A simple guide to de novo transcriptome assembly and annotation

Abstract

A transcriptome constructed from short-read RNA sequencing (RNA-seq) is an easily attainable proxy catalog of protein-coding genes when genome assembly is unnecessary, expensive or difficult. In the absence of a sequenced genome to guide the reconstruction process, the transcriptome must be assembled de novo using only the information available in the RNA-seq reads. Subsequently, the sequences must be annotated in order to identify sequence-intrinsic and evolutionary features in them (for example, protein-coding regions). Although straightforward at first glance, de novo transcriptome assembly and annotation can quickly prove to be challenging undertakings. In addition to familiarizing themselves with the conceptual and technical intricacies of the tasks at hand and the numerous pre- and post-processing steps involved, those interested must also grapple with an overwhelmingly large choice of tools. The lack of standardized workflows, fast pace of development of new tools and techniques and paucity of authoritative literature have served to exacerbate the difficulty of the task even further. Here, we present a comprehensive overview of de novo transcriptome assembly and annotation. We discuss the procedures involved, including pre- and post-processing steps, and present a compendium of corresponding tools.

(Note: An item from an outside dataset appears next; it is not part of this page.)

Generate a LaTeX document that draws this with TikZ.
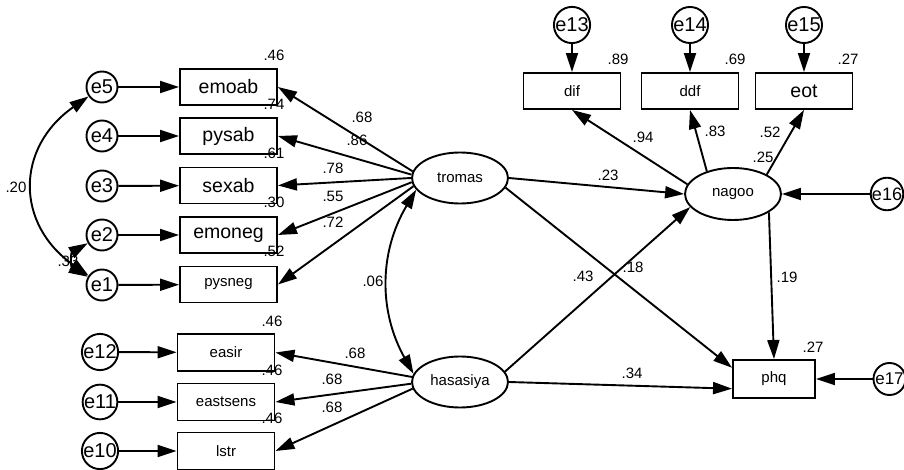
\documentclass[tikz,border=0pt]{standalone}
\usepackage{fontspec}
\setmainfont{Liberation Sans}
\usepackage{tikz}
\usetikzlibrary{arrows.meta,shapes.geometric}

\begin{document}
\begin{tikzpicture}[x=1pt, y=-1pt,
                    obsbox/.style={draw, line width=1.9pt, minimum width=97pt, minimum height=36pt,
                                   inner sep=0pt, font=\fontsize{19.5}{22}\selectfont},
                    obssmall/.style={obsbox, font=\fontsize{15}{18}\selectfont},
                    latent/.style={draw, ellipse, line width=1.9pt, minimum width=96pt, minimum height=51pt,
                                   inner sep=0pt, font=\fontsize{15}{18}\selectfont},
                    errc/.style={draw, circle, line width=1.9pt, minimum size=31pt, inner sep=0pt,
                                 font=\fontsize{20}{22}\selectfont},
                    arr/.style={-{Triangle[length=19pt,width=12pt]}, line width=1.9pt},
                    dbl/.style={{Triangle[length=19pt,width=12pt]}-{Triangle[length=19pt,width=12pt]}, line width=1.9pt},
                    val/.style={inner sep=0pt, font=\fontsize{15}{18}\selectfont}
                ]
                    \useasboundingbox (0,0) rectangle (904,470);
                    \node[errc] (e5) at (102,87) {e5};
                    \node[errc] (e4) at (102,136) {e4};
                    \node[errc] (e3) at (102,186) {e3};
                    \node[errc] (e2) at (102,235) {e2};
                    \node[errc] (e1) at (102,285) {e1};
                    \node[obsbox] (emoab) at (228.5,87) {emoab};
                    \node[obsbox] (pysab) at (228.5,136) {pysab};
                    \node[obsbox] (sexab) at (228.5,185.5) {sexab};
                    \node[obsbox] (emoneg) at (228.5,235) {emoneg};
                    \node[obssmall] (pysneg) at (228.5,284.5) {pysneg};
                    \node[errc, minimum size=33pt] (e12) at (100,352) {e12};
                    \node[errc, minimum size=33pt] (e11) at (100,402) {e11};
                    \node[errc, minimum size=33pt] (e10) at (100,451) {e10};
                    \node[obssmall, minimum height=37pt] (easir) at (226,352.5) {easir};
                    \node[obssmall, minimum height=37pt] (eastsens) at (226,402) {eastsens};
                    \node[obssmall, minimum height=37pt] (lstr) at (226,451) {lstr};
                    \node[latent] (tromas) at (460,178) {tromas};
                    \node[latent] (hasasiya) at (460,382) {hasasiya};
                    \node[latent, minimum height=52pt] (nagoo) at (733,194) {nagoo};
                    \node[obssmall] (dif) at (572,91) {dif};
                    \node[obssmall] (ddf) at (690,91) {ddf};
                    \node[obsbox] (eot) at (804,91) {eot};
                    \node[errc, minimum size=34pt] (e13) at (572,25) {e13};
                    \node[errc, minimum size=34pt] (e14) at (690,25) {e14};
                    \node[errc, minimum size=34pt] (e15) at (804,25) {e15};
                    \node[obssmall, minimum width=82pt, minimum height=38pt] (phq) at (774,379) {phq};
                    \node[errc, minimum size=32pt, font=\fontsize{18}{20}\selectfont] (e16) at (887,194) {e16};
                    \node[errc, minimum size=32pt, font=\fontsize{17}{20}\selectfont] (e17) at (889.5,379) {e17};

                    \node[val] (r2emoab) at (274,55) {.46};
                    \node[val] (r2pysab) at (274,104) {.74};
                    \node[val] (r2sexab) at (274,153) {.61};
                    \node[val] (r2emoneg) at (274,202) {.30};
                    \node[val] (r2pysneg) at (274,251) {.52};
                    \node[val] (wemoab) at (362,117) {.68};
                    \node[val] (wpysab) at (357,140) {.86};
                    \node[val] (wsexab) at (333,168) {.78};
                    \node[val] (wemoneg) at (333,196) {.55};
                    \node[val] (wpysneg) at (333,222) {.72};
                    \node[val] (cove5e1) at (16,187) {.20};
                    \node[val] (cove2e1) at (68,261) {.33};
                    \node[val] (covlat) at (373,281) {.06};
                    \node[val] (r2easir) at (272,321) {.46};
                    \node[val] (r2eastsens) at (272,370) {.46};
                    \node[val] (r2lstr) at (272,418) {.46};
                    \node[val] (weasir) at (355,353) {.68};
                    \node[val] (weastsens) at (332,379) {.68};
                    \node[val] (wlstr) at (332,407) {.68};
                    \node[val] (r2dif) at (618,59) {.89};
                    \node[val] (r2ddf) at (735,59) {.69};
                    \node[val] (r2eot) at (848,59) {.27};
                    \node[val] (wdif) at (643,137) {.94};
                    \node[val] (wddf) at (715,131) {.83};
                    \node[val] (weot) at (770,132) {.52};
                    \node[val] (r2nagoo) at (763,157) {.25};
                    \node[val] (ptn) at (608,175) {.23};
                    \node[val] (phn) at (583,276) {.43};
                    \node[val] (ptp) at (633,267) {.18};
                    \node[val] (pnp) at (787,277) {.19};
                    \node[val] (r2phq) at (813,347) {.27};
                    \node[val] (php) at (632,373) {.34};

                    \draw[arr] (e5) -- (emoab);
                    \draw[arr] (e4) -- (pysab);
                    \draw[arr] (e3) -- (sexab);
                    \draw[arr] (e2) -- (emoneg);
                    \draw[arr] (e1) -- (pysneg);
                    \draw[arr] (e12) -- (easir);
                    \draw[arr] (e11) -- (eastsens);
                    \draw[arr] (e10) -- (lstr);
                    \draw[arr] (tromas.172) -- (emoab.east);
                    \draw[arr] (tromas.176) -- (pysab.east);
                    \draw[arr] (tromas.180) -- (sexab.east);
                    \draw[arr] (tromas.185) -- (emoneg.east);
                    \draw[arr] (tromas.190) -- (pysneg.east);
                    \draw[arr] (hasasiya.174) -- (easir.east);
                    \draw[arr] (hasasiya.182) -- (eastsens.east);
                    \draw[arr] (hasasiya.188) -- (lstr.east);
                    \draw[dbl] (tromas.195) to[bend right=30] (hasasiya.170);
                    \draw[dbl] (e5.215) to[out=215, in=145, looseness=1.28] (e1.145);
                    \draw[dbl] (e2.210) to[out=210, in=150, looseness=1.5] (e1.150);
                    \draw[arr] (e13) -- (dif);
                    \draw[arr] (e14) -- (ddf);
                    \draw[arr] (e15) -- (eot);
                    \draw[arr] (nagoo.168) -- (dif.south);
                    \draw[arr] (nagoo.139) -- (ddf.south);
                    \draw[arr] (nagoo.30) -- (eot.south);
                    \draw[arr] (tromas.east) -- (nagoo.west);
                    \draw[arr] (tromas.348) -- (phq.165);
                    \draw[arr] (hasasiya.13) -- (nagoo.197);
                    \draw[arr] (hasasiya.east) -- (phq.193);
                    \draw[arr] (nagoo.333) -- (phq.north);
                    \draw[arr] (e16) -- (nagoo);
                    \draw[arr] (e17) -- (phq);
                \end{tikzpicture}
\end{document}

Keywords: RNA-seq; annotation; assembly; de novo; tools; transcriptome.

Figure 1

Assembly and annotation workflow. (A) Quality control of the raw reads by filtering for erroneous reads and sequencing artifacts. (B) Sequence assembly including clustering into groups of isoforms and removing redundant sequences (isoforms are transcript variants arising from alternative splicing). (C) Mapping the raw reads to the assembled sequences for either quality control of the assembly or for differential expression analysis. (D) Applying statistical tests for identification of changes in expression levels. (E) Classifying sequences by RNA species and translating into protein sequences before annotation. (F) Annotating sequences on the basis of sequence similarity, identifying sequence features (such as functional domains) and annotating Gene Ontology terms.

Figure 2

Short-read quality control and data cleansing involve procedures such as adapter trimming, removing short reads and erroneous reads containing N-bases, read correction by comparison to other reads, and excluding reads originating from contaminant sources (e.g. pathogens in a host species). In silico read normalization can be a useful pre-processing step for very large data sets (>200M reads) where it can significantly improve assembler performance by selectively reducing the reads in a manner such that the transcriptomic complexity of the original data set is retained.

Figure 3

A typical graph-based approach to de novo transcriptome assembly. The basic idea is to establish a catalog of sub-strings from the RNA-seq reads, and compose these into a graph (or set of graphs) wherein the sub-strings are connected if an overlap between them exists. This establishes paths through the graph(s) which correspond to the transcripts the reads (potentially) originated from. (A) Short nucleotide reads 50–250 nt in length are the inputs for the assembly process. If paired-end reads are supplied, the respective mates are merged into a single contiguous read prior to assembly. Highlighted here is a 6 nt portion of a single read (CGTTAG). (B) For each read, all possible sub-sequences of length k are generated (k-mers). The 4-mers (k = 4) originating from the 6 nt nucleotide fragment from the previous step are indicated here as examples. (C) Subsequently, each k-mer becomes a node (also called vertex) in the graph, and an edge is established between any two nodes that share a k-1 nucleotide overlap with each other. Edges are established between any two nodes that satisfy this overlap requirement. As a simplified example, an edge connecting the first and second 4-mers from the previous step is highlighted here as existing as a part of a De Brujin graph. (D) Finally, different paths through the graph(s) are traversed and recovered as independent sequences. Not all paths through the graph are recovered; the subset of paths that represent valid transcripts is determined algorithmically.

Figure 4

Transcriptome functional annotation comprises of techniques to assign human-comprehensible identifiers and functional characteristics to the transcripts. It includes searching for homologs based on sequence similarities and identifying assembled sequences (homology transfer), domain and other sequence feature identification (sequence feature annotation) and assigning standardized descriptors for the sequences’ biological properties (Gene Ontology terms).